Gregor: Why White Sox are likely to pursue Hinch as new manager
Go ahead, get all riled up about the USA Today story linking 76-year-old Tony La Russa to the White Sox's managerial search, even though he was last in a major-league dugout in 2011.
Get excited about former Sox catcher A.J. Pierzynski coming out of the FOX broadcast booth and replacing Rick Renteria, who was launched from his job on Monday.
React to other names that are already rumored to be on the White Sox's wish list, including Bruce Bochy, Buck Showalter(?) and Jason Giambi(??).
In the recent past, the Sox have made some unusual manager hirings, ranging from Terry Bevington in 1995 to Robin Ventura in 2012. They also considered asking Paul Konerko to be player/manager at the end of this career.
Rick Hahn said he has an "open mind" and doesn't want to "cut off any avenues" in his search to replace Renteria, but the White Sox's general manager sure sounded like the field has already been severely narrowed.

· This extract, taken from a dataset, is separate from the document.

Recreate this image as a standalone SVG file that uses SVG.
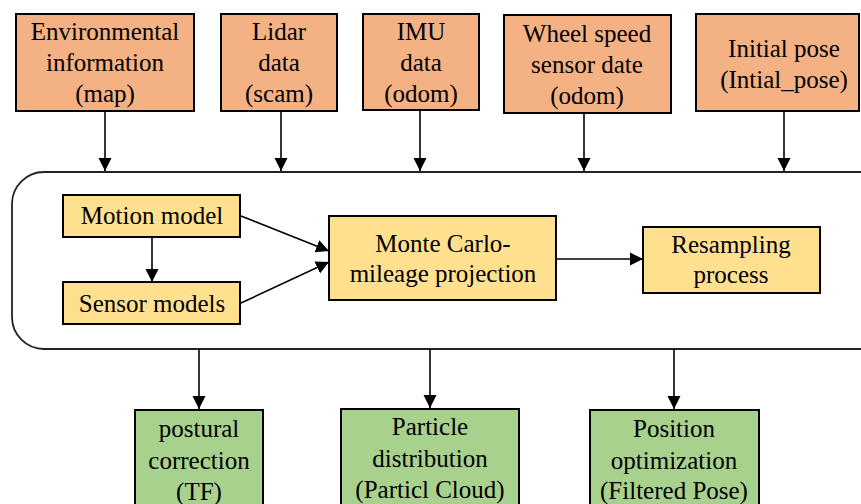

"Ultimately, I think the best candidate, or the ideal candidate, is going to be someone who has experience with a championship organization in recent years," Hahn said. "Recent October experience with a championship organization would be ideal."
Hello, AJ Hinch. And possibly, Alex Cora.

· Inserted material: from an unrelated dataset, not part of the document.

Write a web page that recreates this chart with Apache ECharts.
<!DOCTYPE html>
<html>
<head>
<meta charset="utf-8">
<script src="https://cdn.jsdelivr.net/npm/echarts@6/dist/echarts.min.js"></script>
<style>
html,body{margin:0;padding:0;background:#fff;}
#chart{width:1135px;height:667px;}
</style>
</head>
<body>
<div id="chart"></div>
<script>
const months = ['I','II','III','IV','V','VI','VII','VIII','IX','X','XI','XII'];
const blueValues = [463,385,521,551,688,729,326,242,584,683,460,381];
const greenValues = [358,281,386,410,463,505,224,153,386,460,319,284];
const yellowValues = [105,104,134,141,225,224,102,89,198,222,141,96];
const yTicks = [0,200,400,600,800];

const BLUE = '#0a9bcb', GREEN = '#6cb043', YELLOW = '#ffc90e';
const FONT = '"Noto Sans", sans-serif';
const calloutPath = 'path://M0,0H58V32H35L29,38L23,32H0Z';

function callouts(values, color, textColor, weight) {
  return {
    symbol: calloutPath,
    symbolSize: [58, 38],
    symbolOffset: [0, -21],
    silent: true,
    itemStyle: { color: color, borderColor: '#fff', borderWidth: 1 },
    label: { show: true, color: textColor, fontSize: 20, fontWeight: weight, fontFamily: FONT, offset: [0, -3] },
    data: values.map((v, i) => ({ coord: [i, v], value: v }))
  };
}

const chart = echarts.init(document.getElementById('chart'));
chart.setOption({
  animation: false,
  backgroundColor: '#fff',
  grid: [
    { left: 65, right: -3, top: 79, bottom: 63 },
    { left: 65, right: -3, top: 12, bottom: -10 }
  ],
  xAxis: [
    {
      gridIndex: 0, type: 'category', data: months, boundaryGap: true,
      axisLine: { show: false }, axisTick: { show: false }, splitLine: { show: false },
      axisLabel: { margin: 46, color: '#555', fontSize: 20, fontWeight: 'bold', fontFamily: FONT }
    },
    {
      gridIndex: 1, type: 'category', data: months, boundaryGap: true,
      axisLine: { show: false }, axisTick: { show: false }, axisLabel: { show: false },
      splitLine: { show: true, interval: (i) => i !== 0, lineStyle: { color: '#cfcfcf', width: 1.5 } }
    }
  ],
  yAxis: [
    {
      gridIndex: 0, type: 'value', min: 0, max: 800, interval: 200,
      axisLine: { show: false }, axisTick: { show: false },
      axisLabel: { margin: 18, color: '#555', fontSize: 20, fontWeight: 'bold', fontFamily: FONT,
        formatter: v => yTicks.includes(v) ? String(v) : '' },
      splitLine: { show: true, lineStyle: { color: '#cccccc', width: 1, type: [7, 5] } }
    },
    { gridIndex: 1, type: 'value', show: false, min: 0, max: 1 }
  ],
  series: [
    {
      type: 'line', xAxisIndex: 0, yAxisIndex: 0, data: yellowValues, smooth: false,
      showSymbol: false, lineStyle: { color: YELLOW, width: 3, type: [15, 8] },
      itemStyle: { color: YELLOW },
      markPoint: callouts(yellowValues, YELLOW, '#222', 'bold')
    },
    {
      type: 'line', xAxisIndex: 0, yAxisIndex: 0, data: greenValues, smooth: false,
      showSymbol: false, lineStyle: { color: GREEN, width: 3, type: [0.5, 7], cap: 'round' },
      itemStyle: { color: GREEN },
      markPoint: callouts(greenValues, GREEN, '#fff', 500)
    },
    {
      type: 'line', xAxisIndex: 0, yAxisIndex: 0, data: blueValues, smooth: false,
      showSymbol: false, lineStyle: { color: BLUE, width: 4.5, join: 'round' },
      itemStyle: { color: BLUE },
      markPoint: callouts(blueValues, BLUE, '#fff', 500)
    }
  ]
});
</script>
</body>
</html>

Those are the two realistic managerial contenders Sox fans should be paying attention to -- especially Hinch. There is a catch, of course.
Hinch and Cora are both suspended until the end of the World Series for their roles in the 2017-18 Astros sign-stealing scandal.

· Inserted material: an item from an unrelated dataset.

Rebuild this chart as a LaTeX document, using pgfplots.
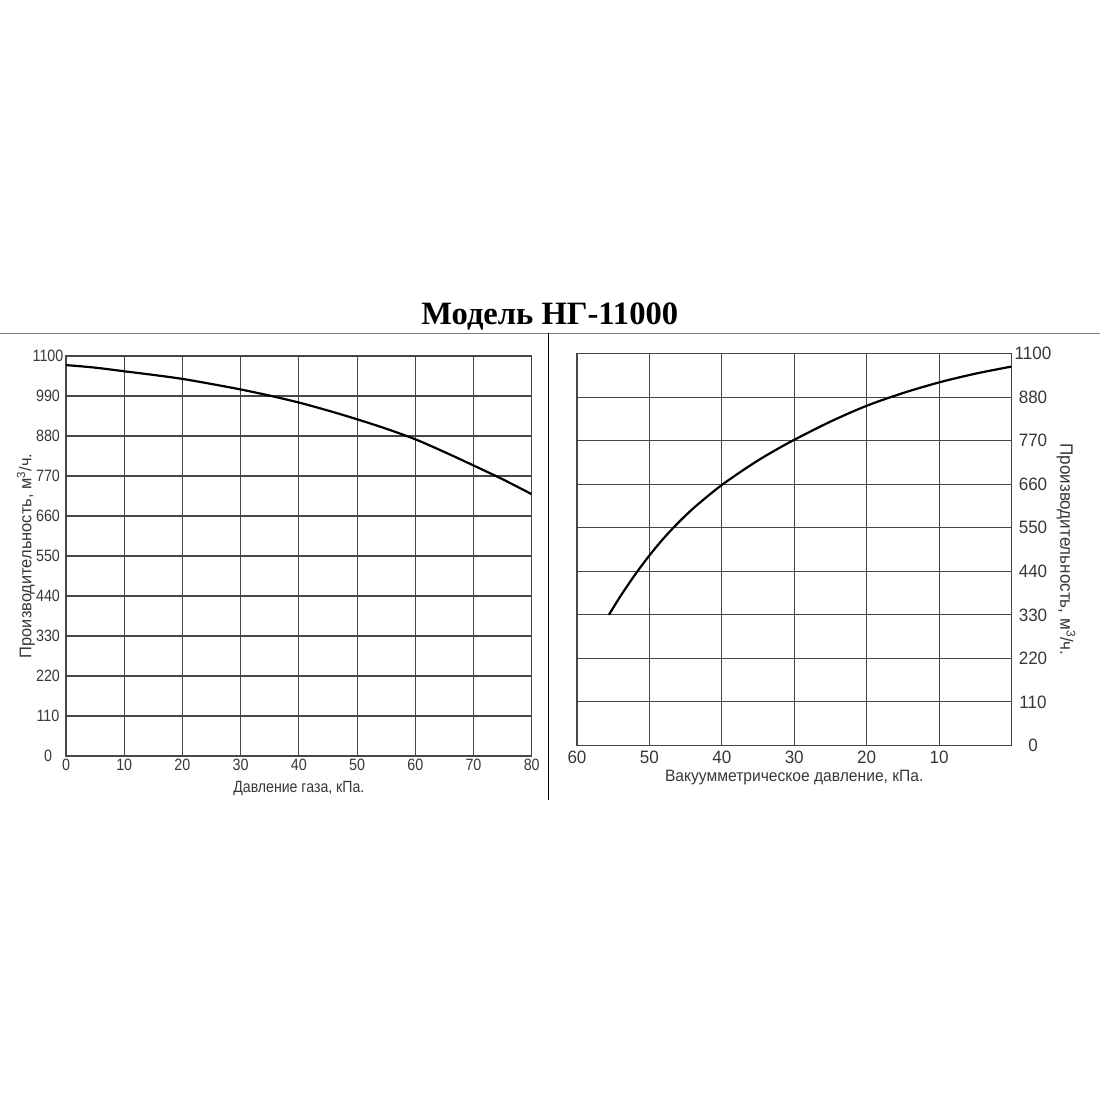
\documentclass[border=0pt]{standalone}
\usepackage{fontspec}
\usepackage{pgfplots}
\pgfplotsset{compat=1.18}
\setmainfont{Liberation Sans}
\newfontfamily\leftfont[FakeStretch=0.87]{Liberation Sans}
\newfontfamily\leftlabfont[FakeStretch=0.97]{Liberation Sans}
\newfontfamily\rightfont[FakeStretch=0.95]{Liberation Sans}
\newfontfamily\titlefont{Liberation Serif}
\definecolor{gridc}{RGB}{70,70,70}
\definecolor{txt}{RGB}{55,55,55}
\definecolor{sepc}{RGB}{125,125,125}

\pgfplotstableread{
x y
0 1075
5 1068
10 1058
15 1048
20 1037
25 1023
30 1008
35 991
40 972
45 950
50 926
55 900
60 871
65 836
70 799
75 761
80 720
}\leftdata

\pgfplotstableread{
x y
55.6 330
54 377
52 431
50 480
48 524
46 563
44 598
42 629
40 658
37.5 690
35 720
32.5 747
30 772
25 818
20 858
15 890
10 917
5 939
0 957
}\rightdata

\begin{document}
\begin{tikzpicture}
\path[use as bounding box] (0bp,0bp) rectangle (1100bp,1100bp);
% title and separators
\node[anchor=base, inner sep=0pt, text=black] at (549.7bp,775bp)
  {\titlefont\bfseries\fontsize{32.7}{33}\selectfont Модель НГ-11000};
\draw[sepc, line width=1.5bp] (0bp,766.7bp) -- (1100bp,766.7bp);
\draw[black, line width=1.2bp] (548.6bp,766.7bp) -- (548.6bp,300bp);

\begin{axis}[
  at={(66bp,344bp)}, anchor=south west,
  width=465.7bp, height=400bp, scale only axis,
  xmin=0, xmax=80, ymin=0, ymax=1100,
  xtick={0,10,...,80}, ytick={0,110,...,1100},
  grid=major,
  major grid style={color=gridc, line width=1.1bp},
  axis line style={color=gridc, line width=1.2bp},
  tick style={draw=none},
  /pgf/number format/assume math mode=true,
  /pgf/number format/1000 sep={},
  ticklabel style={font=\leftfont\fontsize{16.5}{16}\selectfont, text=txt},
  yticklabel style={anchor=center, xshift=-18bp},
  xlabel={Давление газа, кПа.},
  ylabel={Производительность, м\textsuperscript{3}/ч.},
  xlabel style={at={(axis description cs:0.5,-0.0825)}, anchor=center,
    font=\leftfont\fontsize{16.3}{16}\selectfont, text=txt},
  ylabel style={at={(axis description cs:-0.086,0.5)}, anchor=center,
    font=\leftlabfont\fontsize{17}{17}\selectfont, text=txt},
]
\addplot[black, line width=2.2bp, smooth] table[x=x, y=y] {\leftdata};
\end{axis}

\begin{axis}[
  at={(577bp,354.5bp)}, anchor=south west,
  width=434.5bp, height=392bp, scale only axis,
  xmin=0, xmax=60, ymin=0, ymax=990, x dir=reverse,
  xtick={0,10,...,60}, xticklabels={,10,20,30,40,50,60},
  ytick={0,110,...,990}, yticklabels={0,110,220,330,440,550,660,770,880,1100},
  yticklabel pos=right,
  grid=major,
  major grid style={color=gridc, line width=1.1bp},
  axis line style={color=gridc, line width=1.2bp},
  tick style={draw=none},
  /pgf/number format/assume math mode=true,
  ticklabel style={font=\rightfont\fontsize{18}{18}\selectfont, text=txt},
  xticklabel style={yshift=-1.5bp},
  yticklabel style={anchor=center, xshift=21.5bp},
  xlabel={Вакуумметрическое давление, кПа.},
  ylabel={Производительность, м\textsuperscript{3}/ч.},
  xlabel style={at={(axis description cs:0.5,-0.083)}, anchor=center,
    font=\rightfont\fontsize{16.5}{16.5}\selectfont, text=txt},
  ylabel style={at={(axis description cs:1.1254,0.5)}, anchor=center, rotate=180,
    font=\rightfont\fontsize{18}{18}\selectfont, text=txt},
]
\draw[gridc, line width=1.8bp] (axis cs:60,0) -- (axis cs:60,550);
\addplot[black, line width=2.2bp, smooth] table[x=x, y=y] {\rightdata};
\end{axis}
\end{tikzpicture}
\end{document}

Hinch won the World Series as Houston's manager in '17 and was fired by the Astros on Jan. 13. Cora, his bench coach that year, moved on to manage the Red Sox and won the World Series in 2018.
Boston was accused of cheating with Cora in the dugout that year, stealing signs via a video replay monitor. He was fired a day after Hinch.
Cheating has long been part of major-league baseball, and Hahn was specifically asked about the Astros at SoxFest last January.
"Look, the situation is obviously unfortunate," he said. "Every team is motivated to do everything in their powers, to do everything they can to win. Traditionally, doing that based upon your your wit or insight or intellect has certainly been acceptable and is what we encourage our guys to do.
"When you cross that line into forbidden activity, that's obviously a different story and we certainly need to commend the commissioner's office for the thoroughness of their investigation and swiftness with which they acted."
Hinch paid a heavy price for Houston's actions, but he was remorseful and moved to tears during an interview on MLB Network shortly after losing his job.
"I regret so much about that and it's so complicated and so deep and there are parts that are hard to talk about, but taking responsibility as the manager … it happened on my watch," Hinch said. "I'm not proud of that. I'll never be proud of it. I didn't like it. But I have to own it because I was in a leadership position."
It's up to the White Sox to decide if Hinch deserves to lead an up-and-coming team.
A Stanford graduate, he was a major-league catcher for seven seasons before becoming the youngest manager (34) in the majors for the Diamondbacks in 2009.
Hinch, 46, stayed in Arizona for two years before moving to Houston, where he was 481-329 over five seasons with a World Series championship and three other trips to the playoffs.
The Tigers are looking for a new manager and are interested in Hinch, but he would likely see the Sox as a much better fit.
"I think, quite frankly, that we should be viewed as a very desirable landing spot for potential managers," Hahn said. "We're a team that not only gets to play in Chicago and have tremendous support, we're a team that's poised to potentially go on an extended run here."